■ Written problem: From the entries below, reproduce exactly the line containing "Give me the TikZ source for this diagram.", the line containing "anchor=base west] (patB)", and every line in between, with nothing added.

··· Records supplied

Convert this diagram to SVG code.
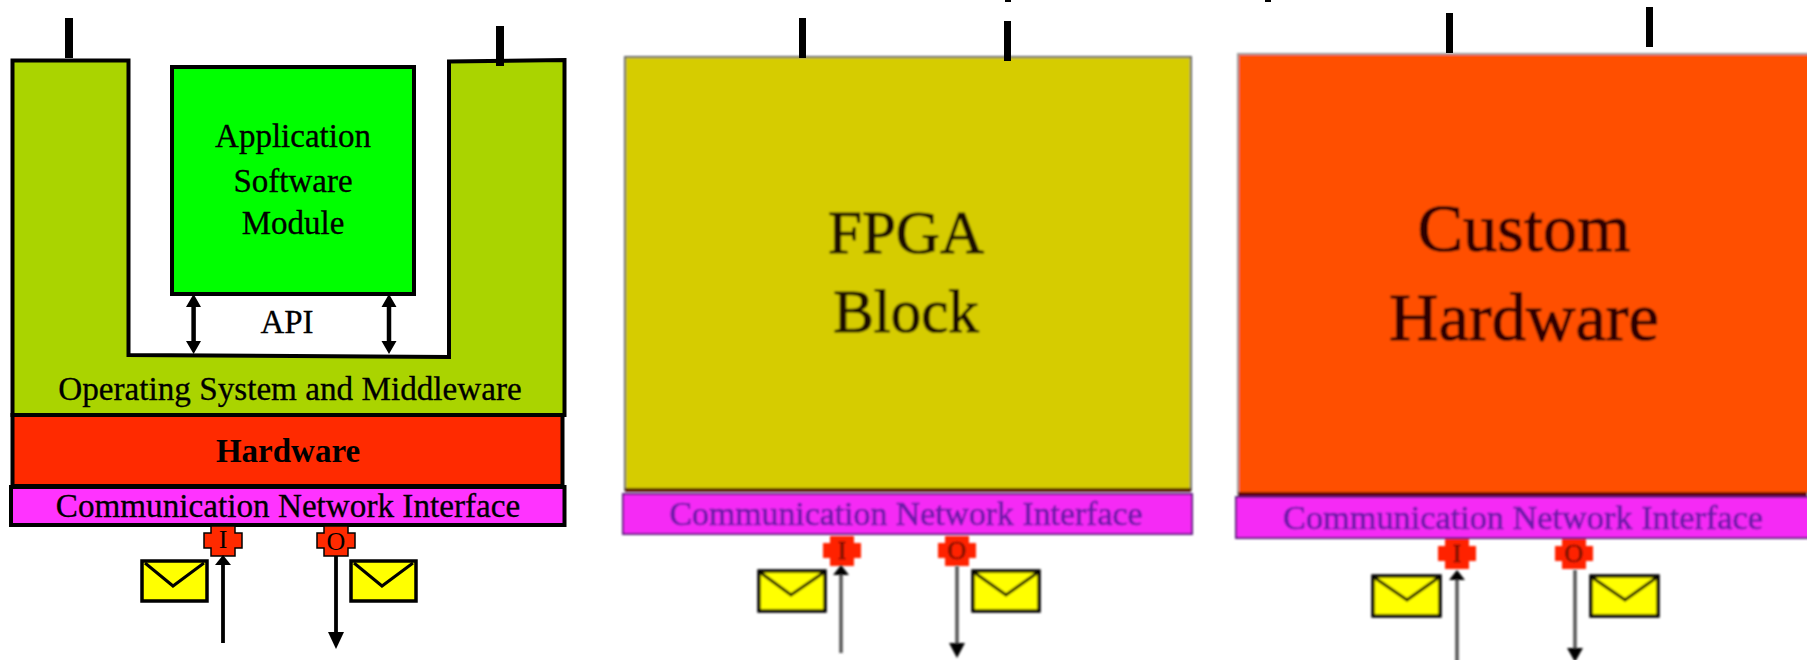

······
··· Records supplied

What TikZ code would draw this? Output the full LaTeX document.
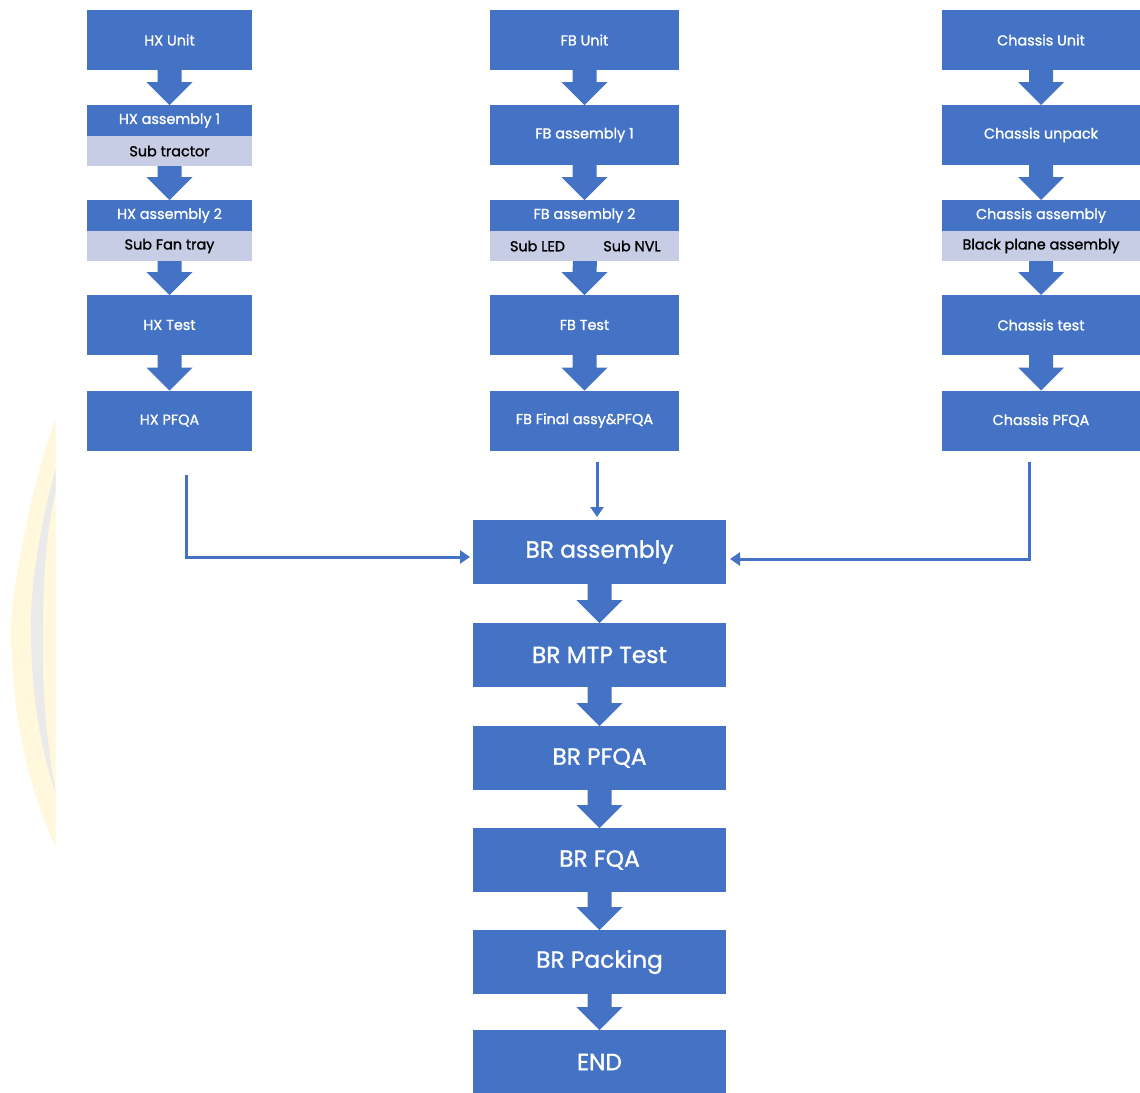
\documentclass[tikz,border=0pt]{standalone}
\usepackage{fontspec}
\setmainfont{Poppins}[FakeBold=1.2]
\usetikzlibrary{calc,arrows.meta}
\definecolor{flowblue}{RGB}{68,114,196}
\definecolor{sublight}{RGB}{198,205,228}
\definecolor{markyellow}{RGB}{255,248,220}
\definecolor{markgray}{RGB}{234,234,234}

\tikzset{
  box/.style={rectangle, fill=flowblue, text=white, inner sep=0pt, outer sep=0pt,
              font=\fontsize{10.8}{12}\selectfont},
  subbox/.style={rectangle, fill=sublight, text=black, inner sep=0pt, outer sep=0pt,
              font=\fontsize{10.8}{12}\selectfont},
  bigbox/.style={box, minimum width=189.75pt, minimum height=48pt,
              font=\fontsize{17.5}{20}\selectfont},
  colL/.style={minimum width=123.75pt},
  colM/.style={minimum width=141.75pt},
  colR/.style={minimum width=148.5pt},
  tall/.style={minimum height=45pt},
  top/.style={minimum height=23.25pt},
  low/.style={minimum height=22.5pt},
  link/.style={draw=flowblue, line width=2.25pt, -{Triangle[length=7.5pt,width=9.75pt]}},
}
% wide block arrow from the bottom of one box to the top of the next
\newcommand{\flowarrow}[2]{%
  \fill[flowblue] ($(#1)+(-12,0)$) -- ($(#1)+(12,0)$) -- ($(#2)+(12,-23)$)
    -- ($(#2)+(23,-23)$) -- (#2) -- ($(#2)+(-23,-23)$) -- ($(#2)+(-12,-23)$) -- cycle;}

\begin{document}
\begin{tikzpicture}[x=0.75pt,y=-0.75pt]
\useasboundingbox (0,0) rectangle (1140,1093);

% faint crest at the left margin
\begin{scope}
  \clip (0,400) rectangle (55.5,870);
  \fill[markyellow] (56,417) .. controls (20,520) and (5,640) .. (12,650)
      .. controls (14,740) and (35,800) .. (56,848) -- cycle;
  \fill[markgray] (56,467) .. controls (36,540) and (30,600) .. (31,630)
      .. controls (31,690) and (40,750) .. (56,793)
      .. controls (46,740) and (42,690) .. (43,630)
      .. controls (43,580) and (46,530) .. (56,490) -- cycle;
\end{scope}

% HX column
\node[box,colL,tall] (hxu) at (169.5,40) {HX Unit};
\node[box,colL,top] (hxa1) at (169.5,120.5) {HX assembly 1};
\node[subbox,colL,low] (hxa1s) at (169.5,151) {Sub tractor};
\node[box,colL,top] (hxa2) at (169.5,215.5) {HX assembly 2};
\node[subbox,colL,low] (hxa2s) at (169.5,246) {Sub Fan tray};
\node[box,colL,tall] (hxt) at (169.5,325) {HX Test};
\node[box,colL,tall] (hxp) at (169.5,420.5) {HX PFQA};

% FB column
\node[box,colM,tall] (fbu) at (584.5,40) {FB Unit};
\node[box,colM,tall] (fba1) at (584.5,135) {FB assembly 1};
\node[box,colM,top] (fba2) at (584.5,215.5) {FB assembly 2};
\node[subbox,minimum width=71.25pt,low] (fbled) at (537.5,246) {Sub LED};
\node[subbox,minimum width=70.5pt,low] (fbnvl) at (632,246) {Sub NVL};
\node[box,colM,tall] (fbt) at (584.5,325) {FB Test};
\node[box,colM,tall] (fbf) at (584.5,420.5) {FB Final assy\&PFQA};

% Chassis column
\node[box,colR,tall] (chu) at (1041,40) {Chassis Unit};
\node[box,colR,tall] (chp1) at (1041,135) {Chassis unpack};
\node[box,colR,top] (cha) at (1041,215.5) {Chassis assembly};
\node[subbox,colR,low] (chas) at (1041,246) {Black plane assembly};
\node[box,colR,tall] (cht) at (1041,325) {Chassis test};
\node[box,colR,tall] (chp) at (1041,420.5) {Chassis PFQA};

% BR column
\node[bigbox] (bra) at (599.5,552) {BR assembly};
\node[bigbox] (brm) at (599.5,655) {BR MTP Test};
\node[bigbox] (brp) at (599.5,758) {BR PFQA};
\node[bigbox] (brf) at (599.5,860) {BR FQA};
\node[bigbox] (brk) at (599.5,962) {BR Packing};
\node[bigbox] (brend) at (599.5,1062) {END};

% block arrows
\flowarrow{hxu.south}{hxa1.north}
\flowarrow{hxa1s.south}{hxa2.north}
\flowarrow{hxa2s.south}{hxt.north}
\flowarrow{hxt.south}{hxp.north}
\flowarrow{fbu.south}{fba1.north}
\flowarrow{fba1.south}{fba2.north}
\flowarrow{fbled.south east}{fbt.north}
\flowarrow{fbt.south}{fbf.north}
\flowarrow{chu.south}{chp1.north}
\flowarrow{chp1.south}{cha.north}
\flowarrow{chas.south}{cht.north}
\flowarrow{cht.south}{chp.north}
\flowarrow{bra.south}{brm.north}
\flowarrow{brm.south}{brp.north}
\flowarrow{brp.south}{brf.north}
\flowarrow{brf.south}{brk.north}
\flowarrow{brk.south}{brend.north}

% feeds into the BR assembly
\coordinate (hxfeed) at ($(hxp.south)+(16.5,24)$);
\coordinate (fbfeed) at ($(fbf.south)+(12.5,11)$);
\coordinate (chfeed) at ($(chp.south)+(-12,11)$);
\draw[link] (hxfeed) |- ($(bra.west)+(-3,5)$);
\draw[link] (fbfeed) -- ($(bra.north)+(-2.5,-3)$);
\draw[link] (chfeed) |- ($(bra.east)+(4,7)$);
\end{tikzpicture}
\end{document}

······
··· Records supplied

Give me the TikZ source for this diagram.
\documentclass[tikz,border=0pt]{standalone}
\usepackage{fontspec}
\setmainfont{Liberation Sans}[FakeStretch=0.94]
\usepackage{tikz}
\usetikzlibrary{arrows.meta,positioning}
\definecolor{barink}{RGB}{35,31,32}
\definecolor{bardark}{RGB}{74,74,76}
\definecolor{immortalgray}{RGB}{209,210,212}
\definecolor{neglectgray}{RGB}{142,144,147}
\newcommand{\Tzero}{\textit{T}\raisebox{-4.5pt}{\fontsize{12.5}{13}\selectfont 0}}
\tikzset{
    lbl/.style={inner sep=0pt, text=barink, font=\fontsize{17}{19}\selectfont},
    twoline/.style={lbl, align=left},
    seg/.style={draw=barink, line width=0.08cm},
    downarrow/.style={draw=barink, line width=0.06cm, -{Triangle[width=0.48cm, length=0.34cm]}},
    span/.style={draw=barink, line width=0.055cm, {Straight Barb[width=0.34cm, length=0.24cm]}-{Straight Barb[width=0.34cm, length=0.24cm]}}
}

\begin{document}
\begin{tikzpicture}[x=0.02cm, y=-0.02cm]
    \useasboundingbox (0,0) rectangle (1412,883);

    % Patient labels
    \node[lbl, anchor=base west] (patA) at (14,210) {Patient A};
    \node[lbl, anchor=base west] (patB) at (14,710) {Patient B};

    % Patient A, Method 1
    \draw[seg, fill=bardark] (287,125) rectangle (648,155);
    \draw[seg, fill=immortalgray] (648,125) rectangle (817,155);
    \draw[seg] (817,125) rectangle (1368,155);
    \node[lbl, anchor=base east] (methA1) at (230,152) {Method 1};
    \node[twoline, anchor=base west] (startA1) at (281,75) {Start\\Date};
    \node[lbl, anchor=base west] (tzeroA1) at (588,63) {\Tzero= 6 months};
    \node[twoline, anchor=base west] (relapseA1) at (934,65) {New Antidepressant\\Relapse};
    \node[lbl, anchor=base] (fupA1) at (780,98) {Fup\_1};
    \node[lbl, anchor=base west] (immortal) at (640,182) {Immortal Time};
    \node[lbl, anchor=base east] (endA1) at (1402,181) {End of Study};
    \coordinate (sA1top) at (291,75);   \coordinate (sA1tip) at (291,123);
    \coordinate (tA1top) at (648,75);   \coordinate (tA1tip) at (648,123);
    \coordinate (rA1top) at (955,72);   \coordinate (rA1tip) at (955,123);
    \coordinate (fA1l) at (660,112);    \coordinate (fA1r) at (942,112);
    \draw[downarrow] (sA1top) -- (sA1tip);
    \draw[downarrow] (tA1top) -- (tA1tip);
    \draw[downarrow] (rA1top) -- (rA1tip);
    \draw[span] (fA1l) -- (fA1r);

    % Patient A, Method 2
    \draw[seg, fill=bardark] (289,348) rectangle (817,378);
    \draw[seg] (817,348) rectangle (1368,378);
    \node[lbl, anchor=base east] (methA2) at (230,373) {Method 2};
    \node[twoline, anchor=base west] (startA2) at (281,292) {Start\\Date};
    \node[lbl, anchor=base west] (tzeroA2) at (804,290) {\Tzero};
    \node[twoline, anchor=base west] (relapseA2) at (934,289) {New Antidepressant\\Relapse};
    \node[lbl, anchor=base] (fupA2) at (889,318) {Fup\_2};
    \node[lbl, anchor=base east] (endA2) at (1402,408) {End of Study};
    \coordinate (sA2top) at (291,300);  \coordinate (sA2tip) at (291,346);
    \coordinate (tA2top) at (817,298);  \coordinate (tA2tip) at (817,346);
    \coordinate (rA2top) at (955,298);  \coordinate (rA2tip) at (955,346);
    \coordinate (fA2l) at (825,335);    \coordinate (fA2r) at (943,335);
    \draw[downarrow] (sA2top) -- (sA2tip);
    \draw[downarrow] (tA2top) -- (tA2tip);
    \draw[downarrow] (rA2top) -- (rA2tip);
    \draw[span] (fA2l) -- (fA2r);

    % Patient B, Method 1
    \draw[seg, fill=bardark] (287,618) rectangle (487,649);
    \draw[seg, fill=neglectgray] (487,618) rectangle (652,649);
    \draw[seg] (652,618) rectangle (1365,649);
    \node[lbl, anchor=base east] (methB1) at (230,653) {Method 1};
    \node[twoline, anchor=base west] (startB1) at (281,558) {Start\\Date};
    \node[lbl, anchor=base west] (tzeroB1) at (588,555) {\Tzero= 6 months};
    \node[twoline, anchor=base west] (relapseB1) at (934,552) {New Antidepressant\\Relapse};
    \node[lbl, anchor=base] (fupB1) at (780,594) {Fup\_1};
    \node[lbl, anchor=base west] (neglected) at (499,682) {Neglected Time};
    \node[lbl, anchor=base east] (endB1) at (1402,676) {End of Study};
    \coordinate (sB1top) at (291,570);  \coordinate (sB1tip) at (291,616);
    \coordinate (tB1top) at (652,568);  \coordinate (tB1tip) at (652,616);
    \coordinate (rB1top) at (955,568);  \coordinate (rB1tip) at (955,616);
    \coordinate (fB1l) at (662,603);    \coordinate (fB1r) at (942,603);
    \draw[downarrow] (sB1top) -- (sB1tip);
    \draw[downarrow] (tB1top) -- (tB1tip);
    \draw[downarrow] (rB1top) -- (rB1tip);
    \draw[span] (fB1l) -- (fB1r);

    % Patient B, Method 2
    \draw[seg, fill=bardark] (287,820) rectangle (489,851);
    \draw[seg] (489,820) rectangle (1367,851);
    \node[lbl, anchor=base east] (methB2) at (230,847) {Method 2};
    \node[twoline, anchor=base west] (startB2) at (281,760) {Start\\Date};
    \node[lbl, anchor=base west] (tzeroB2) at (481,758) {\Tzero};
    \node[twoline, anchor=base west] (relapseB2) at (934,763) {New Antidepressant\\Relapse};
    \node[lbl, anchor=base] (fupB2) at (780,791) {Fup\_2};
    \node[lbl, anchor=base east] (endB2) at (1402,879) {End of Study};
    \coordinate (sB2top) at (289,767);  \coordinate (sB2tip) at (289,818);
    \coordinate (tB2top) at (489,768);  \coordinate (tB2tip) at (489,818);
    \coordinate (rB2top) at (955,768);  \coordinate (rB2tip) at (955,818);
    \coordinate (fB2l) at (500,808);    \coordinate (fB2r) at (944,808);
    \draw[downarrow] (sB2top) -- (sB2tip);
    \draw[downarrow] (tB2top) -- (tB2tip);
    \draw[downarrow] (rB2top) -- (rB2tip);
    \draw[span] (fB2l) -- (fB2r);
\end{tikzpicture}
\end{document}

······

■ Exercise solution:
Give me the TikZ source for this diagram.
\documentclass[tikz,border=0pt]{standalone}
\usepackage{fontspec}
\setmainfont{Liberation Sans}[FakeStretch=0.94]
\usepackage{tikz}
\usetikzlibrary{arrows.meta,positioning}
\definecolor{barink}{RGB}{35,31,32}
\definecolor{bardark}{RGB}{74,74,76}
\definecolor{immortalgray}{RGB}{209,210,212}
\definecolor{neglectgray}{RGB}{142,144,147}
\newcommand{\Tzero}{\textit{T}\raisebox{-4.5pt}{\fontsize{12.5}{13}\selectfont 0}}
\tikzset{
    lbl/.style={inner sep=0pt, text=barink, font=\fontsize{17}{19}\selectfont},
    twoline/.style={lbl, align=left},
    seg/.style={draw=barink, line width=0.08cm},
    downarrow/.style={draw=barink, line width=0.06cm, -{Triangle[width=0.48cm, length=0.34cm]}},
    span/.style={draw=barink, line width=0.055cm, {Straight Barb[width=0.34cm, length=0.24cm]}-{Straight Barb[width=0.34cm, length=0.24cm]}}
}

\begin{document}
\begin{tikzpicture}[x=0.02cm, y=-0.02cm]
    \useasboundingbox (0,0) rectangle (1412,883);

    % Patient labels
    \node[lbl, anchor=base west] (patA) at (14,210) {Patient A};
    \node[lbl, anchor=base west] (patB) at (14,710) {Patient B};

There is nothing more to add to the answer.